Now, create the logic for the classifiers. Use the vision service’s classification API method ClassificationsFromCamera to do this.

You can get your components from the robot like this:

visService, err := vision.FromRobot(robot, "shape-classifier")

And you can get the classification the "shape-classifier-model" behind "shape-classifier" computes for your robot like this:

classifications, err := visService.ClassificationsFromCamera(context.Background(), "cam", 1, nil)

Change the name in FromRobot() if you used a different name for the resource in your code.

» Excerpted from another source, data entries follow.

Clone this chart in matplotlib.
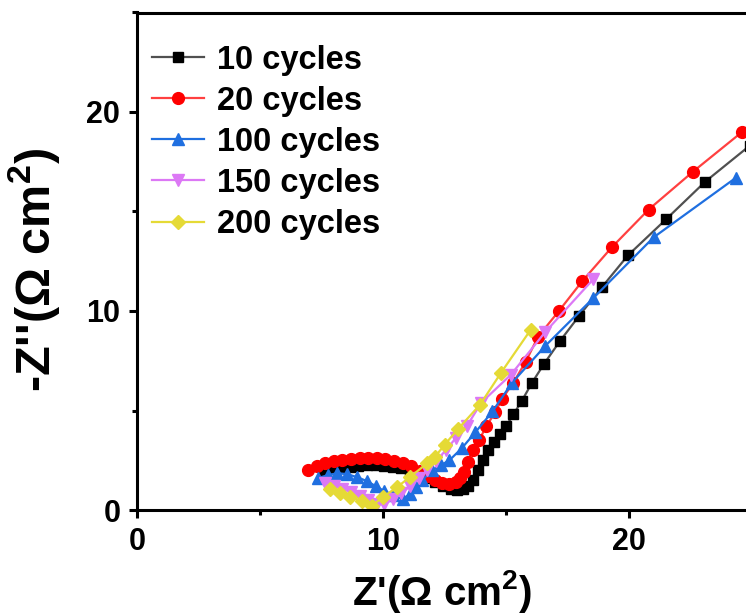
import matplotlib
matplotlib.use("Agg")
import matplotlib.pyplot as plt
from matplotlib.ticker import MultipleLocator

plt.rcParams['font.family'] = ['Liberation Sans', 'DejaVu Sans']
plt.rcParams['font.weight'] = 'bold'
plt.rcParams['mathtext.default'] = 'regular'

labels = ["10 cycles", "20 cycles", "100 cycles", "150 cycles", "200 cycles"]

x10 = [7.6, 7.95, 8.3, 8.65, 9.0, 9.35, 9.7, 10.05, 10.4, 10.75, 11.1, 11.45, 11.8, 12.1, 12.45, 12.75,
       13.0, 13.25, 13.45, 13.65, 13.85, 14.05, 14.25, 14.5, 14.75, 15.0, 15.3, 15.65, 16.06, 16.55,
       17.2, 17.97, 18.9, 19.96, 21.5, 23.1, 24.9]
y10 = [1.95, 2.05, 2.12, 2.18, 2.22, 2.24, 2.24, 2.22, 2.18, 2.1, 2.0, 1.85, 1.6, 1.4, 1.2, 1.05,
       1.0, 1.05, 1.2, 1.5, 2.0, 2.5, 3.0, 3.4, 3.8, 4.2, 4.8, 5.5, 6.4, 7.35,
       8.5, 9.75, 11.2, 12.8, 14.6, 16.5, 18.3]

x20 = [6.95, 7.3, 7.65, 8.0, 8.35, 8.7, 9.05, 9.4, 9.75, 10.1, 10.45, 10.8, 11.15, 11.5, 11.8, 12.1,
       12.4, 12.7, 12.95, 13.15, 13.3, 13.45, 13.65, 13.9, 14.2, 14.55, 14.85, 15.3, 15.8, 16.3,
       17.15, 18.1, 19.3, 20.8, 22.6, 24.6]
y20 = [2.0, 2.2, 2.35, 2.45, 2.52, 2.58, 2.62, 2.62, 2.6, 2.55, 2.48, 2.38, 2.2, 1.95, 1.7, 1.5,
       1.35, 1.3, 1.4, 1.6, 1.9, 2.4, 3.0, 3.5, 4.2, 4.9, 5.6, 6.4, 7.45, 8.7,
       10.0, 11.5, 13.2, 15.1, 17.0, 19.0]

x100 = [7.35, 7.75, 8.15, 8.55, 8.95, 9.35, 9.7, 10.05, 10.4, 10.8, 11.1, 11.35, 11.6, 12.0, 12.35,
        12.7, 13.2, 13.75, 14.45, 15.25, 16.6, 18.55, 21.0, 24.35]
y100 = [1.6, 1.75, 1.85, 1.8, 1.65, 1.45, 1.2, 0.95, 0.75, 0.55, 0.8, 1.15, 1.5, 2.0, 2.25,
        2.5, 3.1, 3.9, 4.95, 6.4, 8.25, 10.65, 13.7, 16.7]

x150 = [7.65, 8.0, 8.35, 8.7, 9.05, 9.4, 9.75, 10.05, 10.4, 10.75, 11.1, 11.45, 11.8, 12.15, 12.55,
        12.95, 13.4, 14.0, 15.2, 16.6, 18.55]
y150 = [1.35, 1.2, 1.05, 0.9, 0.7, 0.5, 0.3, 0.3, 0.55, 0.85, 1.2, 1.6, 2.0, 2.45, 3.0,
        3.6, 4.2, 5.4, 6.8, 8.95, 11.6]

x200 = [7.85, 8.25, 8.66, 9.15, 9.55, 10.0, 10.57, 11.1, 11.8, 12.1, 12.5, 13.05, 13.95, 14.8, 16.0]
y200 = [1.05, 0.85, 0.65, 0.45, 0.22, 0.65, 1.15, 1.66, 2.35, 2.65, 3.27, 4.07, 5.3, 6.9, 9.05]

W, H = 746, 615
fig = plt.figure(figsize=(W / 100, H / 100), dpi=100)
ax = fig.add_axes([137 / W, 105 / H, 609 / W, 497.5 / H])

series = [
    (x10, y10, 's', '#000000', '#505050', 7.0),
    (x20, y20, 'o', '#ff0000', '#ff4040', 8.5),
    (x100, y100, '^', '#1f6fe0', '#1f6fe0', 9.0),
    (x150, y150, 'v', '#dc78f5', '#dc78f5', 9.0),
    (x200, y200, 'D', '#e5da36', '#e5da36', 7.5),
]
for (xs, ys, mk, mc, lc, ms), lab in zip(series, labels):
    ax.plot(xs, ys, color=lc, lw=1.6, marker=mk, ms=ms, mfc=mc, mec=mc, label=lab)

ax.set_xlim(0, 609 / 24.6)
ax.set_ylim(0, 25)
ax.xaxis.set_major_locator(MultipleLocator(10))
ax.xaxis.set_minor_locator(MultipleLocator(5))
ax.yaxis.set_major_locator(MultipleLocator(10))
ax.yaxis.set_minor_locator(MultipleLocator(5))
ax.spines['right'].set_visible(False)
for s in ['left', 'bottom', 'top']:
    ax.spines[s].set_linewidth(2.2)
ax.tick_params(which='major', direction='out', length=6, width=2.2, labelsize=22, pad=6)
ax.tick_params(which='minor', direction='out', length=3.5, width=2.2)
for t in ax.get_xticklabels() + ax.get_yticklabels():
    t.set_fontweight('bold')

ax.set_xlabel("Z'(Ω cm$^2$)", fontsize=29, fontweight='bold', labelpad=8)
ax.set_ylabel("-Z''(Ω cm$^2$)", fontsize=35, fontweight='bold')
ax.yaxis.set_label_coords((62 - 137) / 609, (510 - 270) / 497.5)

leg = ax.legend(loc='upper left', bbox_to_anchor=(15 / 609, 1 - 32 / 497.5), frameon=False,
                borderpad=0, borderaxespad=0, handlelength=1.6, handletextpad=0.4,
                labelspacing=0.31, prop={'weight': 'bold', 'size': 23.5})

fig.savefig("out.png", dpi=100)
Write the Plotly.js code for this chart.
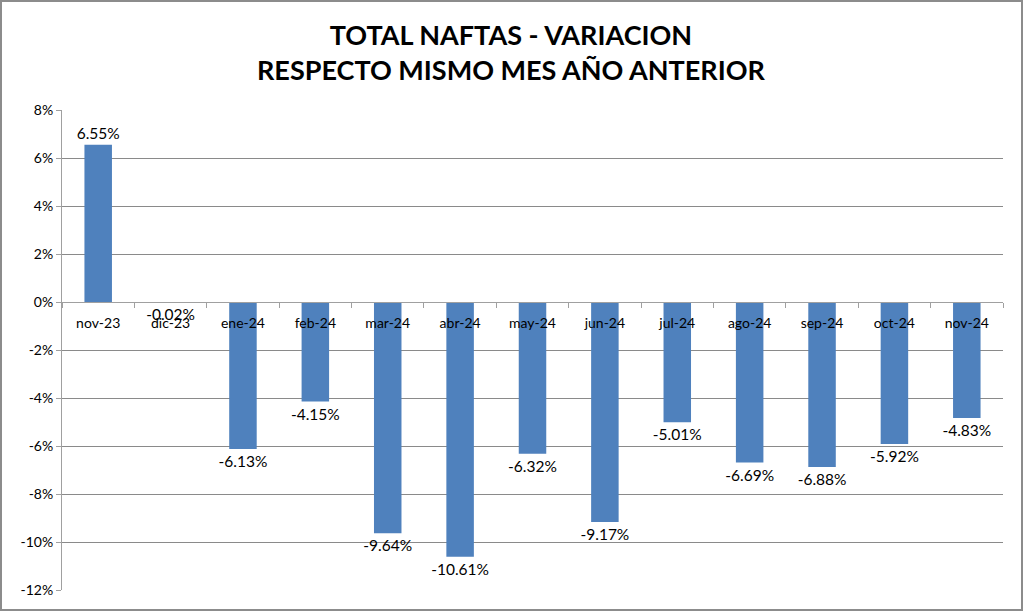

This is what Tess used for the logic for the classifiers:

// Classifications logic
for {
  for i := 0; i < 3; i++ {
      visService.ClassificationsFromCamera(context.Background(), "cam",  1, nil)
  }


  classifications, err := visService.ClassificationsFromCamera(context.Background(), "cam", 1, nil)
  if err != nil {
      logger.Fatalf("Could not get classifications: %v", err)
  }
  if len(classifications) > 0 && classifications[0].Score() > 0.7 {
      logger.Info(classifications[0])
      play(classifications[0].Label(), logger)
  }


}

After completing these instructions, your program play-songs.go should look like the following:

package main


import (
 "context"
 "os"
 "time"


 "github.com/faiface/beep"
 "github.com/faiface/beep/mp3"
 "github.com/faiface/beep/speaker"
 "go.viam.com/rdk/logging"
 "go.viam.com/rdk/robot/client"
 "go.viam.com/rdk/utils"
 "go.viam.com/utils/rpc"
 "go.viam.com/rdk/services/vision"
)

// Initialize the speaker
func initSpeaker(logger logger.Logger) {
   f, err := os.Open("square.mp3")
   if err != nil {
       logger.Fatal(err)
   }
   defer f.Close()


   streamer, format, err := mp3.Decode(f)
   if err != nil {
       logger.Fatal(err)
   }
   defer streamer.Close()


   speaker.Init(format.SampleRate, format.SampleRate.N(time.Second/10))
}

// Play a song
func play(label string, logger logger.Logger) {
   f, err := os.Open(label + ".mp3")
   if err != nil {
       logger.Fatal(err)
   }
   defer f.Close()


   streamer, _, err := mp3.Decode(f)
   if err != nil {
       logger.Fatal(err)
   }
   defer streamer.Close()


   done := make(chan bool)
   speaker.Play(beep.Seq(streamer, beep.Callback(func() {
       done <- true
   })))


   <-done
}

// Code Sample Connect() Code
func main() {
 logger := logger.NewDevelopmentLogger("client")
 robot, err := client.New(
     context.Background(),
     ".viam.cloud", // Insert your remote address here. Go to the Code Sample tab in the Viam app to find.
     logger,
     client.WithDialOptions(rpc.WithCredentials(rpc.Credentials{
         Type:    utils.CredentialsTypeRobotLocationSecret,
         Payload: "", // Insert your robot location secret here. Go to the Code Sample tab in the Viam app to find.
     })),
 )
 if err != nil {
     logger.Fatal(err)
 }


 defer robot.Close(context.Background())

// Get the shape classifier from the robot
 visService, err := vision.FromRobot(robot, "shape-classifier")
 if err != nil {
   logger.Error(err)
 }

 // Initialize the speaker
 initSpeaker(logger)


 // Classifications logic
 for {
   for i := 0; i < 3; i++ {
       visService.ClassificationsFromCamera(context.Background(), "cam",  1, nil)
   }


   classifications, err := visService.ClassificationsFromCamera(context.Background(), "cam", 1, nil)
   if err != nil {
       logger.Fatalf("Could not get classifications: %v", err)
   }
   if len(classifications) > 0 && classifications[0].Score() > 0.7 {
       logger.Info(classifications[0])
       play(classifications[0].Label(), logger)
   }


 }
}

Save your play-songs.go program with this logic added in. Run the code on your personal computer as follows:

go run ~/<my-bedtime-songs-bot-directory>/play-songs.go

The full example source code for play-songs.go is available on GitHub.

Now your smart bedtime songs bot knows to play a song whenever it sees a shape on the camera.

Next steps

This project is just a start.

Expand upon the configuration of your bedtime-songs bot to further customize a robot that can entertain with machine learning, the vision service, and more components and services.